A group of juniors at Withrow University High School learned firsthand the power of entrepreneurship to change lives when they turned $200 in seed money into more than $600 for nonprofit agencies.
As the 2015-16 school year began, Withrow’s economics teacher Craig Rush challenged his students to create a Business for Good, a social enterprise that would benefit others. Eight teams were charged with starting and running a business using just $25 in seed money provided by the Mayerson Foundation. The teams were responsible for picking a product to sell; researching their markets; creating business plans; setting budgets; producing, marketing and selling their products; and choosing which local nonprofit agencies to support.
“Instead of just reading about business principles, students created real businesses, with actual business people to help them along the way,” Rush said. “There is a real intensity to this. This is a real-world project, and research shows this is the best way for kids to learn — to pursue their passion within classroom parameters.”
The project was a collaboration among Withrow; the Mayerson Foundation, which helped fund the program; and Junior Achievement, which lined up business professionals to share insights with students. Rush and Clare Blankenmeyer, Mayerson’s Learning and Service program director, created the Business for Good program.
It’s aligned with Cincinnati Public Schools’ My Tomorrow initiative, which focuses on preparing students for the career pathways of their choice by combining high expectations, technology and mentoring.
While the students applied well-defined economics principles to their start-up businesses, they had much creative freedom in choosing the nonprofit agencies to support, deciding what to sell and how to market their products. The Boys and Girls Clubs, the Ronald McDonald House, Celebration Inc., and Artworks were among the eight beneficiaries of the student-run businesses. Products sold ranged from doughnuts and pizza slices to bracelets and bandanas, with student teams employing everything from posters to social media to sell their wares.

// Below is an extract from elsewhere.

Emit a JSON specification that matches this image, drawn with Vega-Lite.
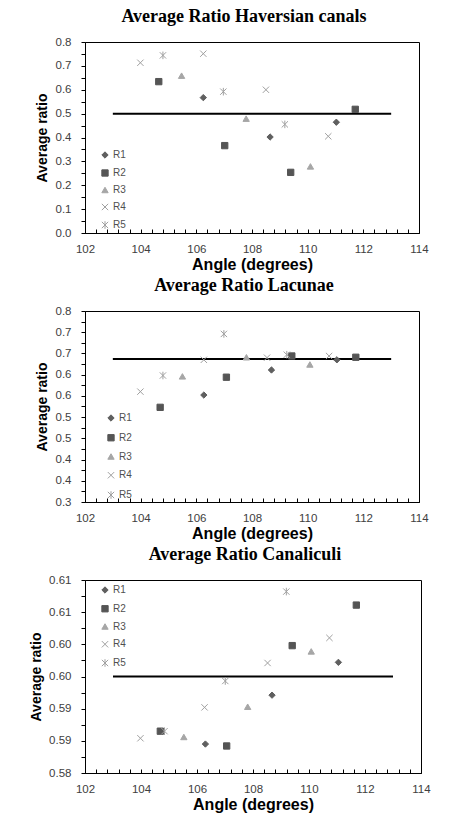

As the culminating activity, each group presented its project to volunteers from local businesses and district administrators. The volunteers then voted for two teams to win $200 each to expand their businesses.
One winning group baked and sold more than 200 cupcakes for $1 each, netting $180.41 in profits to support Celebrate Inc., a nonprofit that provides birthday parties to disadvantaged children. Like all of the groups, the students started with their $25 seed money, but they also invested their own money into the venture.
“We learned that you have to take a risk,” said Anaya Stiffend, member of the team that supported Celebrations Inc. “We put our own money in, but we didn’t know if it would work out. But we had to take that risk.”
Another group sold slices of pizza at fall athletic games over a three-week period, raising $160 for Cincinnati’s Freestore Foodbank. Before developing a business plan, the group first did a market analysis to determine what would sell and at what price.
“To help analyze the data, we made a pie chart of students’ favorite food and what they were willing to pay,” said Niyah Carpenter. “We used that to help set our pricing.”
At $2 a slice, the price was right — the group sold out every time.
“For many of these students, it allowed them to celebrate what they do well and to use technology to get the message across,” Rush said, noting that some of the social media sites set up for the businesses received comments from as far away as New Mexico and Ireland. “The students really took ownership of their businesses.”
The project also gave students 21st-century skills they can bank on. They researched, solved problems, worked as a team, stayed persistent, communicated with business leaders and advocated for their ideas in a professional setting — all necessary skills in college and the workforce. Just as importantly, students learned how they can be active participants in their communities.
“I was really blown away by the quality of what I saw,” Blankenmeyer said. “It really came down to the purpose behind it. These students weren’t just creating a business, they were doing something good for the community at large.”